Here is a video my wife took with her iphone on a bull red I caught from the surf at the Tops'l Tides next to Sandestin. I caught him on cut ladyfish with a 3ft 135 lb wire leader and a 7/0 Gamakatsu circle hook. I was using a Penn 850 SSm with 50 lb HiVis Yellow Power Pro and a 10 ft Cabelas Salt Striker graphite surf rod. I recommend maximizing the screen since she took the video vertically. Lots of fun!! :thumbup:


----------



## devinsdad (Mar 31, 2010)

Great video! Nice redfish catch.
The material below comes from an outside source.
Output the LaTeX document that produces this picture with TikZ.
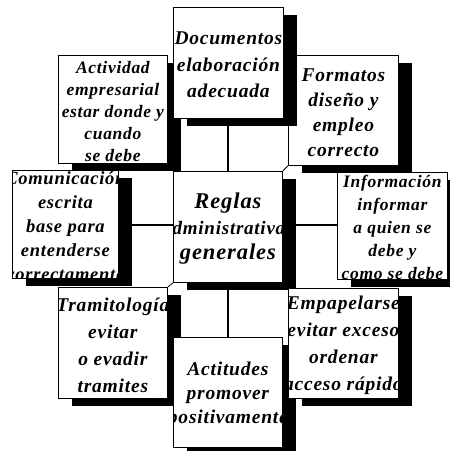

I have to ask though, does your buddy always lay his reels directly in the sand?!?!


----------



## GoVols (Jun 18, 2008)

That was me and I try not to...I brought a towel down to the beach to lay all my gear on.


----------



## devinsdad (Mar 31, 2010)

I was just messing with you. I have done it before during all the excitement and chaos of a big fish. Last year I was with my wife and her parents and when my buddy hooked a big shark, I laid my Penn 6/0 in the sand, (My reel, not his!) and my father in law proceeded to yell at me. Too funny. But a great catch your buddy made.


----------



## GoVols (Jun 18, 2008)

I just sent my reels down to Half Hitch in Panama City to get cleaned up for hopefully another trip this fall! I wonder what the fishing is like in September.


----------



## TNguy (Mar 25, 2011)

Nice vid! And nice fish!


----------



## GoVols (Jun 18, 2008)

devinsdad said:


> Great video! Nice redfish catch. I have to ask though, does your buddy always lay his reels directly in the sand?!?!


I just watched the video again and let me repeat those WERE NOT my cheap spin casters laying in the sand. That was a guy I met down there and he said he brought his fishing poles. When he brought them out I told him he might need some heavier gear for fishing in the surf lol!


----------